Tom Dunne: Artists are genuinely alarmed at the threat from AI music

AI technology is being 'trained' on existing music to be able to create its own versions.
Existential threats. What’s a guy gotta’ do around here to avoid all the existential threats, suddenly? Time was, Cuban Missile Crisis for instance, you could make your way home and listen to your favourite Bob Dylan album for escape. He knew things, brought insight.
But what if this time Bob is an AI-generated deep fake, and the music is an AI-generated sound-alike using programs owned by the very people giving you the existential feelings of doom in the first place. What if AI Bob is singing from an AI-funded industry hymn sheet?
It seems far-fetched, but the technology to do all of that is up and running and commercially available. And, most worryingly of all, the essential ingredients it needs to perform credibly – in this case: the collected copyrighted works of the real Bob Dylan, have most likely already been “fed” into it.
Such concerns prompted an unparalleled array of UK artists to release a silent album on Tuesday in protest at the UK government’s planned changes to copyright.
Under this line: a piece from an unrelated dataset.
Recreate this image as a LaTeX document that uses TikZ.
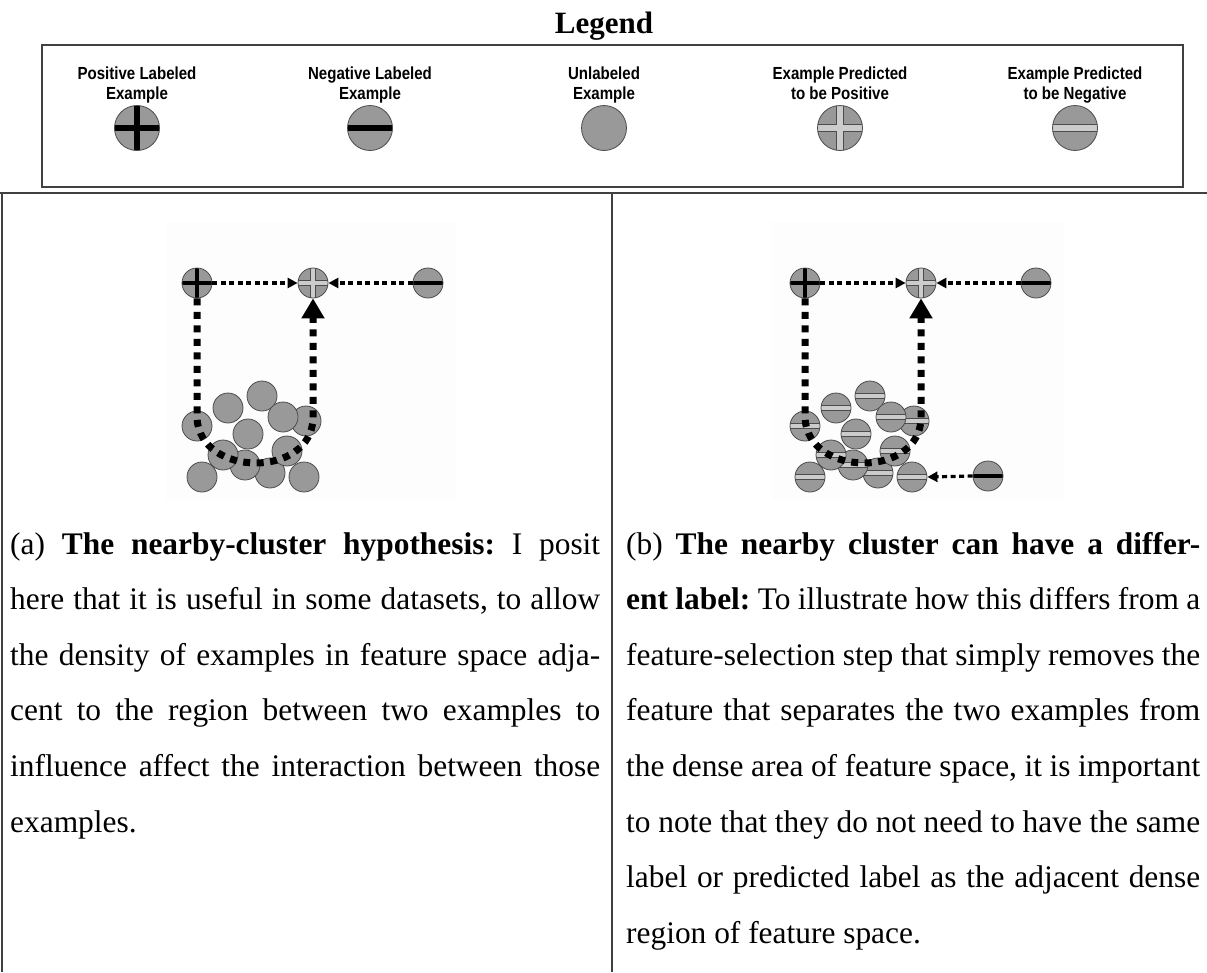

It is an album of sound recordings of empty studios and performance spaces, an eyrie evocation of the industry’s potential future.
It’s an eye watering array of talent: Kate Bush, Damon Albarn, Annie Lennox, Hans Zimmer, Radiohead’s Ed O’Brien, The Clash, and many more. Artists united behind a common message to the UK Government: “Do not legalise music theft to benefit AI companies.”
Yes, “theft’ for that is what it is. These are artists who have produced some of the greatest works of the 20th and 21st centuries. Music that defined an era, when music culture lay at the creative hub of society and fostered the greatest social change in centuries. A time, interestingly, when they also got paid.
When such artists are this worried, you have to sit up and ask questions. Historians will, I’m sure, marvel in centuries to come at the musical creativity of this era. They will see it as an explosion of ideas and genius. But will they also mark 2025 as the beginning of its end? The time when creators stopped getting paid.

The great fear voiced by all the artists involved in this is that unregulated AI music creation will not just destroy livelihoods and “impoverish creators”, as Max Richter says, but destroy creativity itself.
If you aren’t getting paid, how can you continue? Artists have children, mortgages, and health care costs too.
A lot of the AI music debate has been quite whimsical up to this. AISIS, the AI generated Oasis, was mildly amusing at best. Other times when people have asked AI to write in the style of a particular artist the music it turns out is generally such a derivative pastiche that it begs you to name the original.
But this is only beginning, and the current climate, fostered by the new US government’s belligerence towards regulation, and utter devotion to the power of Big Tech, does not auger well. It is a technical and complicated discussion, with lawsuits and counter claims.
However, what is clear is that current AI platforms are using existing music without obtaining permission from the song writers or their publishers. They are then leveraging creative works to generate new outputs without sharing the revenue generated with the original creators.
That undermines a fundamental industry principle: permission through a licence to use an individual’s copyrighted work and fair remuneration for that license. Currently, existing music is being incorporated into AI training without permission or payment.
The new UK proposals would require individual song writers to opt out of AI training sets. To do this they would need to contact and inform AI companies the world over. That is onerous at best and completely unworkable at worst. No wonder there are angry.
It is a worry time, and it could just as easily be Irish artists issuing a Silent Album. The Irish artists you know and love, who, increasing these days, in the post CD/physical product era, rely on publishing – income derived from past works – and live income to survive. If AI takes out the publishing bit, it’s game over.
And that genuinely means, empty Irish studios and empty Irish performance spaces. This is not just an Ireland, UK or EU issue. It is a global problem and only a global approach will ensure that no rogue territories gain a competitive advantage.
Time was rogue states meant North Korea and Iran. That too seems no longer the case.